[START]

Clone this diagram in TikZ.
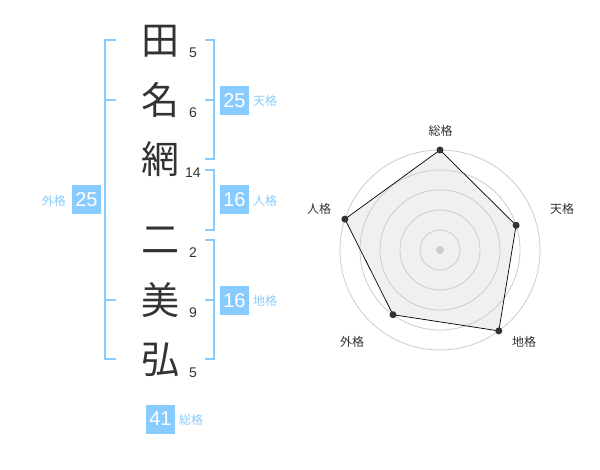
\documentclass[tikz,border=0pt]{standalone}
\usepackage{fontspec}
\setmainfont{Liberation Sans}
\newfontfamily\jp{Noto Sans CJK JP}
\definecolor{sky}{HTML}{88CCFF}
\definecolor{ink}{HTML}{333333}
\definecolor{ring}{HTML}{CCCCCC}
\definecolor{area}{HTML}{F0F0F0}
\begin{document}
\begin{tikzpicture}[x=1pt,y=-1pt,
  kanji/.style={font=\jp\fontsize{38}{38}\selectfont, text=ink, inner sep=0pt},
  strokes/.style={font=\fontsize{14}{14}\selectfont, text=ink, inner sep=0pt},
  scorebox/.style={fill=sky, text=white, minimum size=29pt, inner sep=0pt, font=\fontsize{20}{20}\selectfont},
  scorelab/.style={font=\jp\fontsize{12}{12}\selectfont, text=sky, inner sep=0pt},
  bracket/.style={draw=sky, line width=2pt},
  axislab/.style={font=\jp\fontsize{12}{12}\selectfont, text=ink, inner sep=0pt},
  ringline/.style={draw=ring, line width=0.8pt},
  dot/.style={circle, fill=ink, minimum size=7pt, inner sep=0pt}]
\useasboundingbox (0,0) rectangle (600,470);
\fill[white] (0,0) rectangle (600,470);

% kanji
\node[kanji] (k1) at (160,41) {田};
\node[kanji] (k2) at (160,100) {名};
\node[kanji] (k3) at (160,159) {網};
\node[kanji] (k4) at (160,240) {二};
\node[kanji] (k5) at (160,300) {美};
\node[kanji] (k6) at (160,360) {弘};

% stroke counts
\node[strokes] (s1) at (193,53) {5};
\node[strokes] (s2) at (193,113) {6};
\node[strokes] (s3) at (193,173) {14};
\node[strokes] (s4) at (193,253) {2};
\node[strokes] (s5) at (193,313) {9};
\node[strokes] (s6) at (193,373) {5};

% brackets
\draw[bracket] (116,40) -- (105,40) -- (105,359) -- (116,359);
\draw[bracket] (105,100) -- (116,100);
\draw[bracket] (105,300) -- (116,300);
\draw[bracket] (205,40) -- (214,40) -- (214,159) -- (205,159);
\draw[bracket] (205,100) -- (214,100);
\draw[bracket] (205,170) -- (214,170) -- (214,230) -- (205,230);
\draw[bracket] (205,240) -- (214,240) -- (214,359) -- (205,359);
\draw[bracket] (205,300) -- (214,300);

% score boxes
\node[scorebox] (ten) at (234.5,100.5) {25};
\node[scorelab, anchor=west] (tenl) at (253,101) {天格};
\node[scorebox] (jin) at (234.5,200) {16};
\node[scorelab, anchor=west] (jinl) at (253,201) {人格};
\node[scorebox] (chi) at (234.5,300.5) {16};
\node[scorelab, anchor=west] (chil) at (253,301) {地格};
\node[scorebox] (gai) at (86.5,200) {25};
\node[scorelab, anchor=east] (gail) at (66,201) {外格};
\node[scorebox] (sou) at (160.5,419) {41};
\node[scorelab, anchor=west] (soul) at (179,420) {総格};

% radar chart
\coordinate (c) at (440,250);
\coordinate (p1) at (440,150);
\coordinate (p2) at (516.1,225.3);
\coordinate (p3) at (498.8,330.9);
\coordinate (p4) at (393.0,314.7);
\coordinate (p5) at (344.9,219.1);
\fill[area] (p1) -- (p2) -- (p3) -- (p4) -- (p5) -- cycle;
\foreach \r in {20,40,60,80,100} \draw[ringline] (c) circle (\r);
\fill[ring] (c) circle (4);
\draw[black, line width=0.7pt] (p1) -- (p2) -- (p3) -- (p4) -- (p5) -- cycle;
\foreach \p in {p1,p2,p3,p4,p5} \node[dot] at (\p) {};

\node[axislab] (a1) at (440.5,130.5) {総格};
\node[axislab] (a2) at (562,209) {天格};
\node[axislab] (a3) at (524,342) {地格};
\node[axislab] (a4) at (352,342) {外格};
\node[axislab] (a5) at (319,209) {人格};
\end{tikzpicture}
\end{document}
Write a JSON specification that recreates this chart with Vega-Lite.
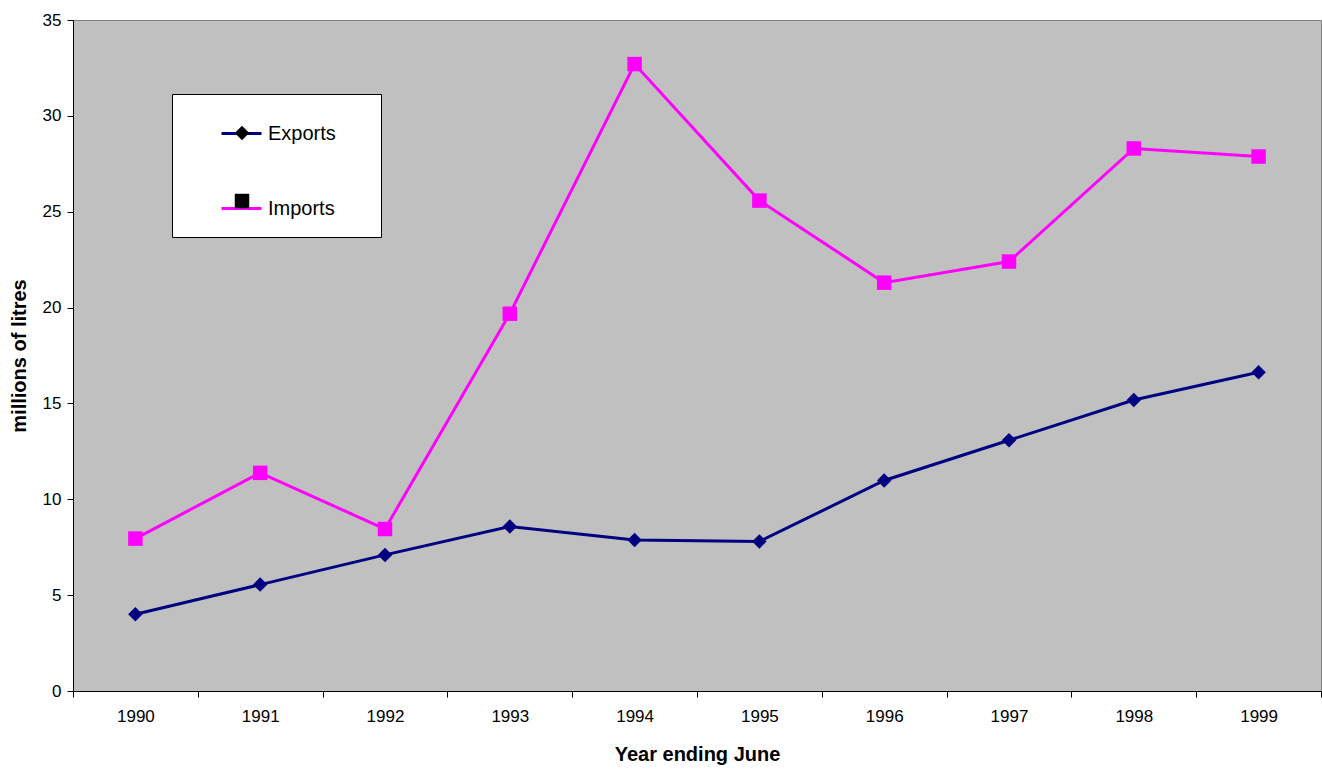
{
  "$schema": "https://vega.github.io/schema/vega-lite/v6.json",
  "width": 1248,
  "height": 671,
  "autosize": {"type": "none"},
  "padding": {"left": 73, "top": 20, "right": 1, "bottom": 79},
  "background": "#ffffff",
  "config": {
    "font": "Liberation Sans",
    "view": {"fill": "#C0C0C0", "stroke": "#808080", "strokeWidth": 1},
    "axis": {
      "domainColor": "#000000",
      "tickColor": "#000000",
      "labelColor": "#000000",
      "titleColor": "#000000",
      "labelFont": "Liberation Sans",
      "titleFont": "Liberation Sans",
      "labelFontSize": 17,
      "titleFontSize": 20,
      "titleFontWeight": "bold",
      "tickSize": 6,
      "grid": false
    }
  },
  "data": {
    "values": [
      {"year": "1990", "series": "Exports", "value": 4.0},
      {"year": "1991", "series": "Exports", "value": 5.55},
      {"year": "1992", "series": "Exports", "value": 7.1},
      {"year": "1993", "series": "Exports", "value": 8.58},
      {"year": "1994", "series": "Exports", "value": 7.88},
      {"year": "1995", "series": "Exports", "value": 7.8},
      {"year": "1996", "series": "Exports", "value": 10.98},
      {"year": "1997", "series": "Exports", "value": 13.08},
      {"year": "1998", "series": "Exports", "value": 15.18},
      {"year": "1999", "series": "Exports", "value": 16.63},
      {"year": "1990", "series": "Imports", "value": 7.95},
      {"year": "1991", "series": "Imports", "value": 11.38},
      {"year": "1992", "series": "Imports", "value": 8.45},
      {"year": "1993", "series": "Imports", "value": 19.68},
      {"year": "1994", "series": "Imports", "value": 32.7},
      {"year": "1995", "series": "Imports", "value": 25.58},
      {"year": "1996", "series": "Imports", "value": 21.3},
      {"year": "1997", "series": "Imports", "value": 22.4},
      {"year": "1998", "series": "Imports", "value": 28.3},
      {"year": "1999", "series": "Imports", "value": 27.88}
    ]
  },
  "encoding": {
    "x": {
      "field": "year",
      "type": "ordinal",
      "scale": {"type": "band", "paddingInner": 0, "paddingOuter": 0},
      "axis": {
        "title": "Year ending June",
        "labelAngle": 0,
        "tickBand": "extent",
        "labelPadding": 11,
        "titlePadding": 20
      }
    },
    "y": {
      "field": "value",
      "type": "quantitative",
      "scale": {"domain": [0, 35], "nice": false, "zero": true},
      "axis": {
        "title": "millions of litres",
        "values": [0, 5, 10, 15, 20, 25, 30, 35],
        "labelPadding": 6,
        "titlePadding": 13
      }
    }
  },
  "layer": [
    {
      "mark": {"type": "line", "strokeWidth": 3},
      "encoding": {
        "color": {
          "field": "series",
          "type": "nominal",
          "scale": {"domain": ["Exports", "Imports"], "range": ["#000080", "#FF00FF"]},
          "legend": {
            "title": " ",
            "titleOrient": "right",
            "titlePadding": 27,
            "orient": "none",
            "legendX": 99,
            "legendY": 74,
            "zindex": 0,
            "fillColor": "#ffffff",
            "strokeColor": "#000000",
            "padding": 18,
            "rowPadding": 43,
            "symbolType": "stroke",
            "symbolSize": 1600,
            "symbolStrokeWidth": 3,
            "symbolOffset": 30,
            "labelOffset": 5,
            "labelFont": "Liberation Sans",
            "labelFontSize": 20,
            "labelColor": "#000000",
            "labelLimit": 300
          }
        }
      }
    },
    {
      "mark": {"type": "point", "filled": true, "opacity": 1, "size": 210},
      "encoding": {
        "color": {
          "field": "series",
          "type": "nominal",
          "scale": {"domain": ["Exports", "Imports"], "range": ["#000080", "#FF00FF"]},
          "legend": null
        },
        "shape": {
          "field": "series",
          "type": "nominal",
          "scale": {"range": ["diamond", "square"]},
          "legend": {
            "title": null,
            "orient": "none",
            "legendX": 99,
            "legendY": 74,
            "zindex": 1,
            "padding": 29,
            "rowPadding": 48,
            "symbolSize": 210,
            "symbolStrokeWidth": 0,
            "symbolOffset": 31,
            "labelOffset": 5,
            "labelFont": "Liberation Sans",
            "labelFontSize": 20,
            "labelOpacity": 0,
            "labelLimit": 300,
            "encode": {
              "symbols": {
                "update": {
                  "fill": {"signal": "datum.value === 'Exports' ? '#000080' : '#FF00FF'"},
                  "fillOpacity": {"value": 1},
                  "opacity": {"value": 1}
                }
              }
            }
          }
        }
      }
    }
  ]
}
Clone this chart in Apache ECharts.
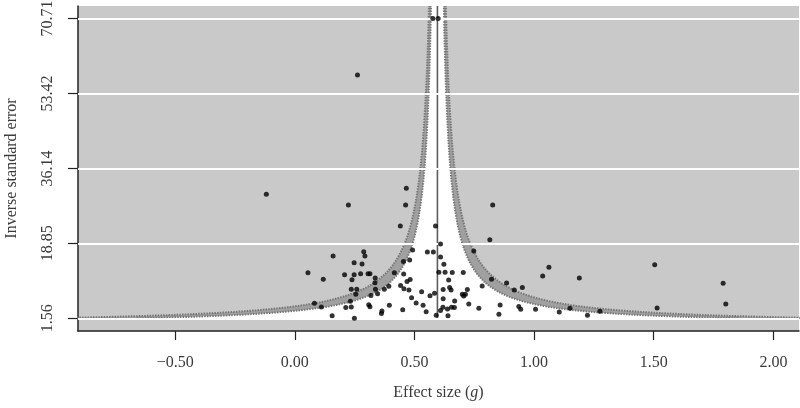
<!DOCTYPE html>
<html><head><meta charset="utf-8">
<script src="https://cdn.jsdelivr.net/npm/echarts@6/dist/echarts.min.js"></script>
<style>html,body{margin:0;padding:0;background:#fff}#c{width:800px;height:408px}</style>
</head><body><div id="c"></div>
<script>
// Study data: effect size (g) and inverse standard error
const effectSizes = [
 -0.119, 0.262, 0.577, 0.599, 0.466, 0.224, 0.463, 0.827, 0.441, 0.588,
  0.815, 0.609, 0.288, 0.293, 0.160, 0.492, 0.554, 0.579, 0.609, 0.748,
  0.248, 0.281, 0.454, 0.480, 0.623, 0.055, 0.208, 0.248, 0.275, 0.306,
  0.314, 0.416, 0.455, 0.602, 0.628, 0.658, 0.704, 0.119, 0.239, 0.336,
  0.335, 0.469, 0.482, 0.643, 0.822, 0.442, 0.456, 0.393, 0.236, 0.259,
  0.374, 0.337, 0.477, 0.530, 0.584, 0.565, 0.255, 0.318, 0.346, 0.488,
  0.620, 0.647, 0.653, 0.700, 0.706, 0.721, 0.713, 0.783, 0.885, 0.917,
  0.951, 0.620, 0.668, 0.727, 0.232, 0.082, 0.111, 0.213, 0.236, 0.309,
  0.314, 0.395, 0.507, 0.536, 0.364, 0.362, 0.451, 0.549, 0.591, 0.609,
  0.619, 0.638, 0.640, 0.655, 0.667, 0.769, 0.858, 0.936, 0.944, 0.853,
  0.156, 0.249, 1.062, 1.036, 1.189, 1.006, 1.105, 1.150, 1.223, 1.275,
  1.504, 1.514, 1.790, 1.801
];
const inverseSE = [
 30.16, 57.68, 70.71, 70.71, 31.55, 27.69, 27.69, 27.69, 22.85, 22.85,
 19.67, 18.70, 16.92, 15.93, 15.93, 17.31, 16.85, 16.85, 15.70, 17.08,
 14.38, 14.08, 14.66, 15.01, 14.02, 12.08, 11.62, 11.59, 11.82, 11.82,
 11.82, 12.08, 11.78, 12.19, 12.19, 12.12, 12.12, 10.56, 10.46, 10.86,
  9.77, 10.05, 10.49, 10.39, 10.58,  9.13,  8.36,  8.94,  8.27,  8.27,
  8.27,  8.25,  8.09,  7.70,  7.33,  6.75,  7.10,  6.82,  7.23,  6.31,
  8.20,  8.66,  8.09,  7.12,  6.70,  8.20,  7.12,  9.01,  9.70,  8.09,
  8.66,  6.06,  5.55,  4.86,  5.48,  5.02,  4.17,  4.05,  4.17,  4.70,
  4.21,  4.56,  5.09,  4.56,  3.24,  2.67,  3.54,  3.08,  2.25,  3.36,
  4.10,  3.71,  2.16,  4.10,  4.05,  3.87,  4.63,  4.28,  3.66,  2.51,
  2.16,  1.56, 13.32, 11.32, 10.86,  3.64,  3.01,  3.87,  2.25,  3.17,
 13.92,  3.94,  9.63,  4.86
];
const xTickValues = [-0.5, 0, 0.5, 1, 1.5, 2];
const yTickValues = [1.56, 18.85, 36.14, 53.42, 70.71];
const pooledEstimate = 0.596;
const contourZ = [1.96, 2.58];
const xRange = [-0.906, 2.107];
const yRange = [-1.37, 73.6];

// ---- derived geometry (funnel contours) ----
const yLow = yTickValues[0], yHigh = yRange[1];
const ySamples = [];
for (let k = 0; k <= 400; k++) ySamples.push(yLow * Math.pow(yHigh / yLow, k / 400));
const clampX = v => Math.max(xRange[0], Math.min(xRange[1], v));
const curve = (z, side) => ySamples.map(y => [pooledEstimate + side * z / y, y]);
const edge = (z, side) => ySamples.map(y => [clampX(pooledEstimate + side * z / y), y]);

const polys = [
  { pts: edge(contourZ[0], -1).concat(edge(contourZ[0], 1).reverse()), color: '#ffffff' },
  { pts: edge(contourZ[1], -1).concat(edge(contourZ[0], -1).reverse()), color: '#a0a0a0' },
  { pts: edge(contourZ[0], 1).concat(edge(contourZ[1], 1).reverse()), color: '#a0a0a0' }
];

const fmtX = v => (v < 0 ? '\u2212' : '') + Math.abs(v).toFixed(2);
const serif = 'Liberation Serif';

const dottedLine = (z, side) => ({
  type: 'line', data: curve(z, side), showSymbol: false, symbol: 'none', clip: true,
  silent: true, z: 3,
  lineStyle: { color: '#777777', width: 2, type: [1.5, 1.2] }
});

const chart = echarts.init(document.getElementById('c'), null, { renderer: 'canvas' });
chart.setOption({
  animation: false,
  grid: { left: 78, right: 1, top: 6, bottom: 77, show: true, backgroundColor: '#c9c9c9', borderWidth: 0,
          containLabel: false, outerBoundsMode: 'none' },
  xAxis: {
    type: 'value', min: xRange[0], max: xRange[1],
    splitLine: { show: false },
    axisLine: { show: true, onZero: false, lineStyle: { color: '#222', width: 1.5 } },
    axisTick: { show: true, length: 9, customValues: xTickValues, lineStyle: { color: '#222', width: 1.2 } },
    axisLabel: { customValues: xTickValues, formatter: fmtX, fontFamily: serif, fontSize: 16, color: '#3a3a3a', margin: 24 },
    name: 'Effect size ({i|g})', nameLocation: 'middle', nameGap: 54,
    nameTextStyle: { fontFamily: serif, fontSize: 16, color: '#3a3a3a',
      rich: { i: { fontFamily: serif, fontSize: 16, fontStyle: 'italic', color: '#3a3a3a' } } }
  },
  yAxis: {
    type: 'value', min: yRange[0], max: yRange[1],
    splitLine: { show: false },
    axisLine: { show: true, onZero: false, lineStyle: { color: '#222', width: 1.5 } },
    axisTick: { show: true, length: 10, customValues: yTickValues, lineStyle: { color: '#222', width: 1.2 } },
    axisLabel: { customValues: yTickValues, formatter: v => v.toFixed(2), rotate: 90, fontFamily: serif, fontSize: 16, color: '#3a3a3a', margin: 22 },
    name: 'Inverse standard error', nameLocation: 'middle', nameGap: 58,
    nameTextStyle: { fontFamily: serif, fontSize: 16, color: '#3a3a3a' }
  },
  series: [
    {
      type: 'line', data: [], silent: true, z: 1,
      markLine: { silent: true, symbol: ['none', 'none'], label: { show: false },
        lineStyle: { color: '#ffffff', type: 'solid', width: 2 },
        data: yTickValues.map(v => ({ yAxis: v })) }
    },
    {
      type: 'custom', z: 2, silent: true,
      data: polys.map((p, i) => [i, 1]),
      renderItem: (params, api) => {
        const p = polys[params.dataIndex];
        return { type: 'polygon', shape: { points: p.pts.map(q => api.coord(q)) }, style: { fill: p.color } };
      }
    },
    dottedLine(contourZ[0], -1), dottedLine(contourZ[0], 1),
    dottedLine(contourZ[1], -1), dottedLine(contourZ[1], 1),
    {
      type: 'line', data: [[pooledEstimate, yLow], [pooledEstimate, yHigh]], showSymbol: false, symbol: 'none',
      silent: true, z: 4, lineStyle: { color: '#5c5c5c', width: 1.6 }
    },
    {
      type: 'scatter', z: 5, symbol: 'circle', symbolSize: 5,
      itemStyle: { color: '#000' },
      data: effectSizes.map((x, i) => [x, inverseSE[i]])
    }
  ]
});
</script></body></html>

[END]

Your instructions:
Set down word for word the lines from the first entry through the line with "(s6) at (193,373)", both included, omitting pictures.

Solution to the problem:
Clone this diagram in TikZ.
\documentclass[tikz,border=0pt]{standalone}
\usepackage{fontspec}
\setmainfont{Liberation Sans}
\newfontfamily\jp{Noto Sans CJK JP}
\definecolor{sky}{HTML}{88CCFF}
\definecolor{ink}{HTML}{333333}
\definecolor{ring}{HTML}{CCCCCC}
\definecolor{area}{HTML}{F0F0F0}
\begin{document}
\begin{tikzpicture}[x=1pt,y=-1pt,
  kanji/.style={font=\jp\fontsize{38}{38}\selectfont, text=ink, inner sep=0pt},
  strokes/.style={font=\fontsize{14}{14}\selectfont, text=ink, inner sep=0pt},
  scorebox/.style={fill=sky, text=white, minimum size=29pt, inner sep=0pt, font=\fontsize{20}{20}\selectfont},
  scorelab/.style={font=\jp\fontsize{12}{12}\selectfont, text=sky, inner sep=0pt},
  bracket/.style={draw=sky, line width=2pt},
  axislab/.style={font=\jp\fontsize{12}{12}\selectfont, text=ink, inner sep=0pt},
  ringline/.style={draw=ring, line width=0.8pt},
  dot/.style={circle, fill=ink, minimum size=7pt, inner sep=0pt}]
\useasboundingbox (0,0) rectangle (600,470);
\fill[white] (0,0) rectangle (600,470);

% kanji
\node[kanji] (k1) at (160,41) {田};
\node[kanji] (k2) at (160,100) {名};
\node[kanji] (k3) at (160,159) {網};
\node[kanji] (k4) at (160,240) {二};
\node[kanji] (k5) at (160,300) {美};
\node[kanji] (k6) at (160,360) {弘};

% stroke counts
\node[strokes] (s1) at (193,53) {5};
\node[strokes] (s2) at (193,113) {6};
\node[strokes] (s3) at (193,173) {14};
\node[strokes] (s4) at (193,253) {2};
\node[strokes] (s5) at (193,313) {9};
\node[strokes] (s6) at (193,373) {5};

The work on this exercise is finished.